The Bloomberg commodity index $BCOM is breaking down, approaching fresh 52-week lows.
Somehow Gold and Copper didn’t get the memo. They must be too busy printing new highs.
But when we review other major commodity indexes (including our own equal-weight index of 33 individual contracts), they look poised to roll over.
Check out the triple pane chart of the Bloomberg, CRB, and our equal-weight commodity indexes:
It’s interesting to note the differences between these indexes. The weighting structures vary, as do their support levels. But the CRB index and our equal-weight commodity index challenge their 2022 lows while the BCOM has undercut its respective lows.
Will the other indexes follow BCOM lower, completing major tops? Or will the Bloomberg index reverse higher, holding above former support?

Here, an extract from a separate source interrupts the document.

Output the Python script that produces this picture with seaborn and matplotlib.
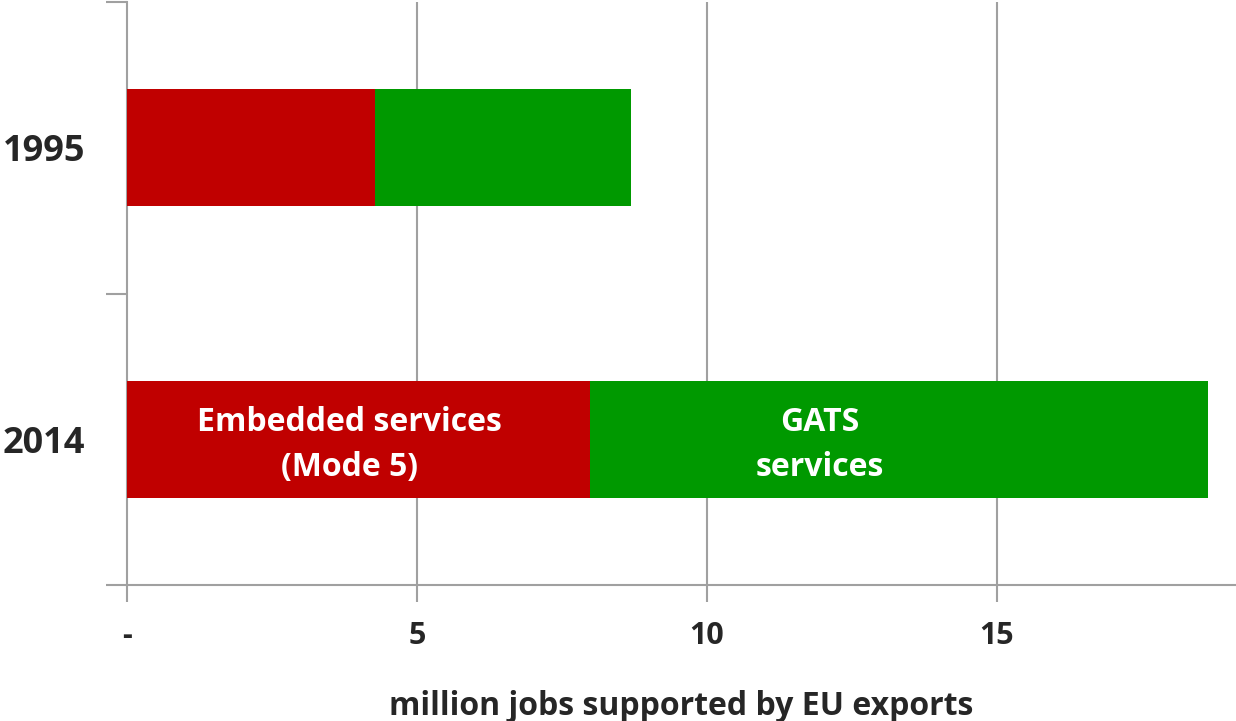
import numpy as np
import pandas as pd
import matplotlib
matplotlib.use("Agg")
import matplotlib.pyplot as plt
import seaborn as sns

# values (million jobs)
years = ['1995', '2014']
embedded = [4.28, 7.98]   # Embedded services (Mode 5)
gats = [4.41, 10.66]      # GATS services
xticks = [0, 5, 10, 15]
xticklabels = ['-', '5', '10', '15']

red = '#C00000'
green = '#009900'
grey = '#A0A0A0'

sns.set_theme(style='white')
plt.rcParams['font.family'] = ['Open Sans', 'DejaVu Sans']

df = pd.DataFrame({'year': years, 'embedded': embedded, 'gats': gats})
df['total'] = df['embedded'] + df['gats']

fig = plt.figure(figsize=(12.36, 7.21), dpi=100)
ax = fig.add_axes([127 / 1236, 1 - 585 / 721, 1 - 127 / 1236, (585 - 2) / 721])

# stacked: total first (green), then the embedded part on top (red)
sns.barplot(data=df, x='total', y='year', color=green, width=0.4, linewidth=0,
            saturation=1, orient='h', ax=ax, zorder=3)
sns.barplot(data=df, x='embedded', y='year', color=red, width=0.4, linewidth=0,
            saturation=1, orient='h', ax=ax, zorder=4)

ax.set_xlim(0, (1236 - 127) / 58)
ax.set_ylim(1.5, -0.5)

ax.set_xticks(xticks)
ax.set_xticklabels(xticklabels, fontsize=22, fontweight='bold')
ax.set_yticks([-0.5, 0.5, 1.5])
ax.set_yticklabels([])
ax.set_yticks([0, 1], minor=True)
ax.set_yticklabels(years, minor=True, fontsize=26, fontweight='bold')
ax.tick_params(axis='y', which='minor', length=0, pad=30)
ax.tick_params(axis='y', which='major', length=15, width=1.5, color=grey, direction='out', left=True)
ax.tick_params(axis='x', length=12, width=1.5, color=grey, direction='out', bottom=True, pad=14)

for x in xticks[1:]:
    ax.axvline(x, color=grey, lw=1.5, zorder=1)

for side in ['top', 'right']:
    ax.spines[side].set_visible(False)
for side in ['left', 'bottom']:
    ax.spines[side].set_color(grey)
    ax.spines[side].set_linewidth(1.5)

ax.set_xlabel('million jobs supported by EU exports', fontsize=23, fontweight='bold', labelpad=28)
ax.set_ylabel('')

ax.text(3.83, 1.02, 'Embedded services\n(Mode 5)', color='white', fontsize=23,
        fontweight='bold', ha='center', va='center', linespacing=1.45, zorder=5)
ax.text(11.95, 1.02, 'GATS\nservices', color='white', fontsize=23,
        fontweight='bold', ha='center', va='center', linespacing=1.45, zorder=5)

fig.savefig('out.png', dpi=100)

I don’t know. No one does. But that’s not the key takeaway from this chart. Instead, this chart tells me I have no business owning commodities at the index level. Nothing more.
Remember, the commodity market is a market of commodities, just as the stock market is a market of stocks.

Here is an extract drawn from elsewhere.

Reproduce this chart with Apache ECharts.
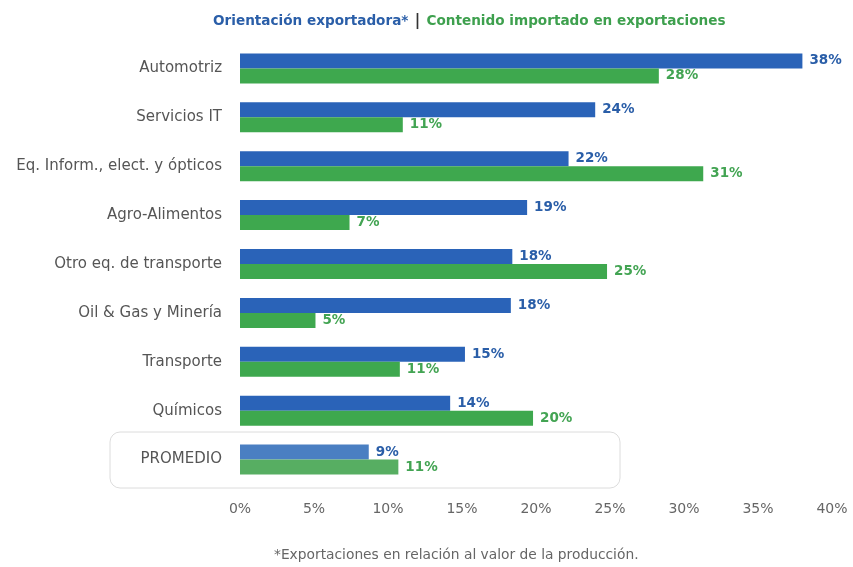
<!DOCTYPE html>
<html>
<head>
<meta charset="utf-8">
<script src="https://cdn.jsdelivr.net/npm/echarts@6/dist/echarts.min.js"></script>
<style>
  html, body { margin: 0; padding: 0; background: #fff; }
  #main { width: 853px; height: 567px; }
</style>
</head>
<body>
<div id="main"></div>
<script>
// categorias y valores (%)
const categories = ['Automotriz', 'Servicios IT', 'Eq. Inform., elect. y ópticos', 'Agro-Alimentos',
  'Otro eq. de transporte', 'Oil & Gas y Minería', 'Transporte', 'Químicos', 'PROMEDIO'];
const orientacion = [38, 24, 22.2, 19.4, 18.4, 18.3, 15.2, 14.2, 8.7];
const contenido = [28.3, 11, 31.3, 7.4, 24.8, 5.1, 10.8, 19.8, 10.7];
const tickLabels = ['0%', '5%', '10%', '15%', '20%', '25%', '30%', '35%', '40%'];

const blue = '#2a63b8', green = '#3ea84e';
const blueLight = '#4a7fc2', greenLight = '#57ae62';
const last = categories.length - 1;
const font = 'DejaVu Sans';

function toData(arr, light) {
  return arr.map(function (v, i) {
    return i === last ? { value: v, itemStyle: { color: light } } : v;
  });
}

const chart = echarts.init(document.getElementById('main'));
const option = {
  animation: false,
  textStyle: { fontFamily: font },
  title: {
    text: '{b|Orientación exportadora*} {s||} {g|Contenido importado en exportaciones}',
    left: 208,
    top: 7,
    textStyle: {
      rich: {
        b: { color: '#2a5ea8', fontSize: 13.6, fontWeight: 'bold', fontFamily: font },
        s: { color: '#333', fontSize: 15, fontWeight: 'bold', fontFamily: font },
        g: { color: '#3ea04e', fontSize: 13.6, fontWeight: 'bold', fontFamily: font }
      }
    }
  },
  graphic: [{
    type: 'rect',
    z: -1,
    shape: { x: 110, y: 432, width: 510, height: 56, r: 10 },
    style: { fill: '#fff', stroke: '#dcdcdc', lineWidth: 1 }
  }, {
    type: 'text',
    left: 274,
    top: 548,
    style: { text: '*Exportaciones en relación al valor de la producción.', fill: '#666', fontSize: 13.8, fontFamily: font }
  }],
  grid: { left: 240, right: 21, top: 44, bottom: 83 },
  xAxis: {
    type: 'value',
    min: 0, max: 40, interval: 5,
    splitLine: { show: false },
    axisLine: { show: false },
    axisTick: { show: false },
    axisLabel: {
      color: '#666', fontSize: 14, margin: 18,
      formatter: function (v) { return tickLabels[v / 5]; }
    }
  },
  yAxis: {
    type: 'category',
    inverse: true,
    data: categories,
    axisLine: { show: false },
    axisTick: { show: false },
    axisLabel: { color: '#555', fontSize: 15, margin: 18 }
  },
  series: [{
    name: 'Orientación exportadora',
    type: 'bar',
    data: toData(orientacion, blueLight),
    barWidth: 15,
    barGap: '0%',
    itemStyle: { color: blue },
    label: {
      show: true, position: 'right', distance: 7,
      color: '#2a5ea8', fontWeight: 'bold', fontSize: 13.5,
      formatter: function (p) { return Math.round(p.value) + '%'; }
    }
  }, {
    name: 'Contenido importado',
    type: 'bar',
    data: toData(contenido, greenLight),
    barWidth: 15,
    itemStyle: { color: green },
    label: {
      show: true, position: 'right', distance: 7,
      color: '#43a453', fontWeight: 'bold', fontSize: 13.5,
      formatter: function (p) { return Math.round(p.value) + '%'; }
    }
  }]
};
chart.setOption(option);
</script>
</body>
</html>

But we can’t allow these topping formations to overshadow pockets of strength within the commodity space.
Gold, Platinum, and Copper are challenging fresh 6-month highs on a closing basis. And the copper mining bellwether, Freeport McMoRan $FCX, is up 6% today as it breaks to its highest level since last June.
Looks bullish to me.
I’ll continue to monitor numerous commodity indexes for valuable information. But the insight comes with reviewing as many individual contracts as possible.
That’s where the magic lies…
Stay tuned!
COT Heatmap Highlights
Commercial hedgers continue to unwind their long position in gold, dropping more than 8,000 contracts this week.
Commercials' long exposure to crude oil hit three-year extremes.
And commercial hedgers hold an aggressively long lumber position.